## Task directions
Collect every line below that contains the word "with".

┌─ Task inputs

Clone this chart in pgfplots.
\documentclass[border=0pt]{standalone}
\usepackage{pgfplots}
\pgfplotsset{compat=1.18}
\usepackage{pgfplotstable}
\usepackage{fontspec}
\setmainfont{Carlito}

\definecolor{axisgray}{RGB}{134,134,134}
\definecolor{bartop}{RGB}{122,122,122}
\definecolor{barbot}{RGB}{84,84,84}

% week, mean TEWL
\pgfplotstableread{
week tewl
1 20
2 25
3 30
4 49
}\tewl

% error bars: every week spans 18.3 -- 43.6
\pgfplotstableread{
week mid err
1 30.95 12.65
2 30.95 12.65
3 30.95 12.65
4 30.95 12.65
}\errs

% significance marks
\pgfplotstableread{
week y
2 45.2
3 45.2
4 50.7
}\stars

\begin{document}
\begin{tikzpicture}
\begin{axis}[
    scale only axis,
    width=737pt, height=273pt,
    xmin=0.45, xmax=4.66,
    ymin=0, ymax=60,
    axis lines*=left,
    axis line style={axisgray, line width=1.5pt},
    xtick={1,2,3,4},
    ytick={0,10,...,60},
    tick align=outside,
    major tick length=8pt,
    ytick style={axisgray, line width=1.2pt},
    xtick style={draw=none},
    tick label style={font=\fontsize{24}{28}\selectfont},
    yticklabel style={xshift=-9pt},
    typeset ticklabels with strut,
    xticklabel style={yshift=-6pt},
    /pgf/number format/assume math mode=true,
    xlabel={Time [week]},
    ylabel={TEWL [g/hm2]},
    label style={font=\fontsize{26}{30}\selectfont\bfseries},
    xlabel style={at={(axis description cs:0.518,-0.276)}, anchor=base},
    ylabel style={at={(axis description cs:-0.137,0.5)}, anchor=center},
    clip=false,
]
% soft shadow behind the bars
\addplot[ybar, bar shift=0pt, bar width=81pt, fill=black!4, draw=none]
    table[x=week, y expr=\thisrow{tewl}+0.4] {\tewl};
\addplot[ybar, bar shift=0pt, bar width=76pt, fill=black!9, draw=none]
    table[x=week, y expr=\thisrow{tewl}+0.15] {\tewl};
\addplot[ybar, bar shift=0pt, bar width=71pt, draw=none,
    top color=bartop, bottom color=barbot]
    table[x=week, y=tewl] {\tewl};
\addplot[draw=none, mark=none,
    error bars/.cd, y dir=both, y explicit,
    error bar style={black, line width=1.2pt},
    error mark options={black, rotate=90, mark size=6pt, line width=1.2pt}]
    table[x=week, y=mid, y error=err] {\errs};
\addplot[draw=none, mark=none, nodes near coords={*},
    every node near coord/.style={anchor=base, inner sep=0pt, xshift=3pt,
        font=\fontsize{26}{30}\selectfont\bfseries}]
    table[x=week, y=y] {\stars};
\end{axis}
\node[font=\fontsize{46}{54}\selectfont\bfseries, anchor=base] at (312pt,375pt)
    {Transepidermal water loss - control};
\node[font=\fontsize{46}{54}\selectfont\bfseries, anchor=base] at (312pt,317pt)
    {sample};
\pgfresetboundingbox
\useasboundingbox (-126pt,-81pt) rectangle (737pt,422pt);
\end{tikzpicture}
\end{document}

└─
┌─ Task inputs

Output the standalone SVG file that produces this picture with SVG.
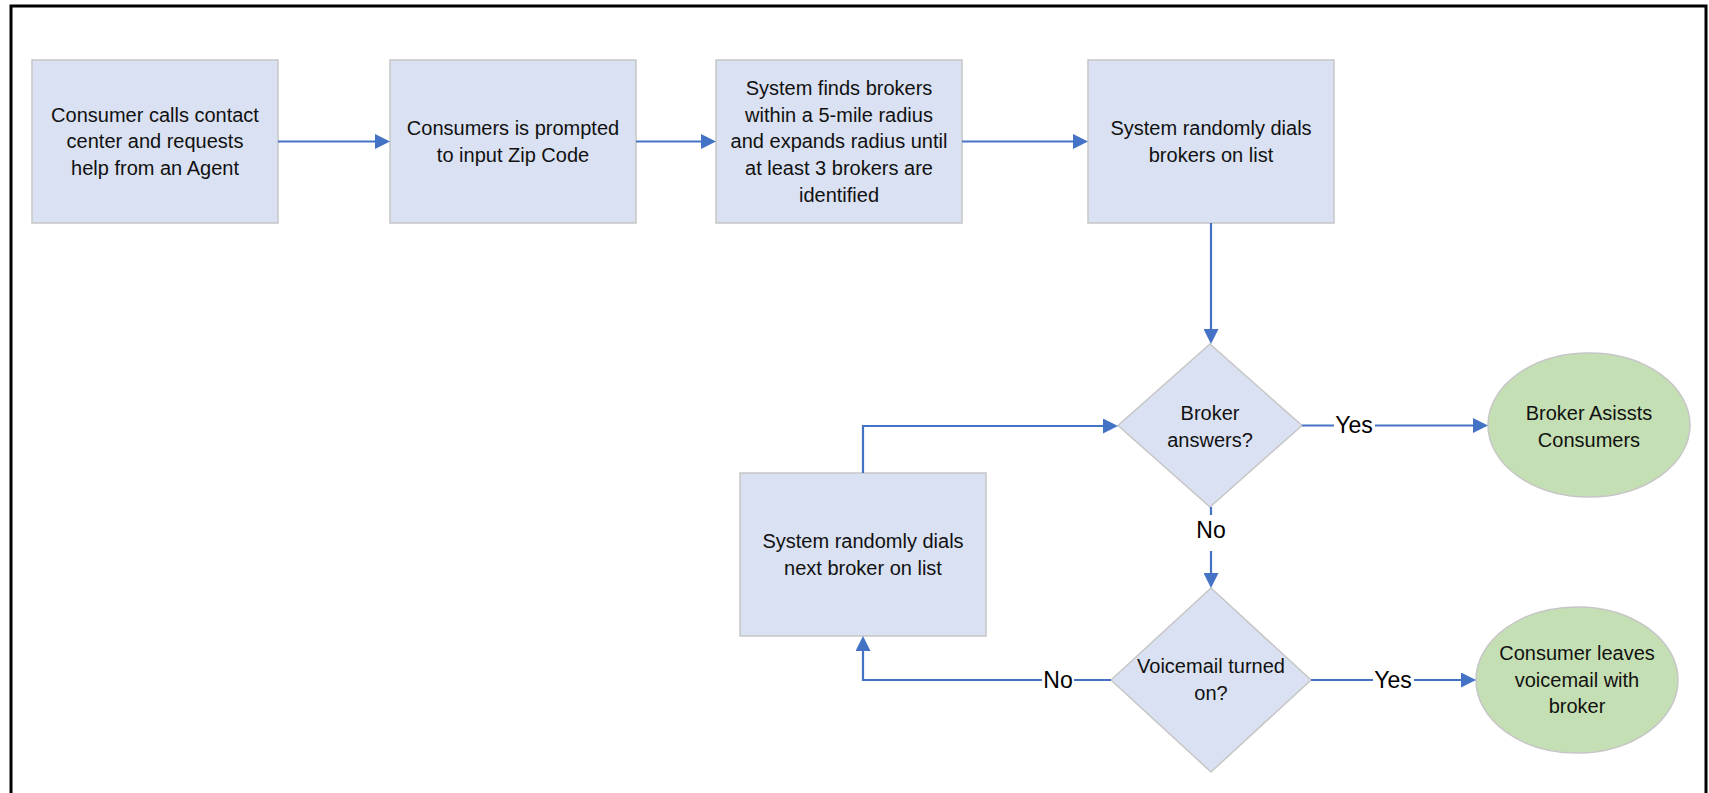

└─

## The answer
    typeset ticklabels with strut,
Output the standalone SVG file that produces this picture with SVG.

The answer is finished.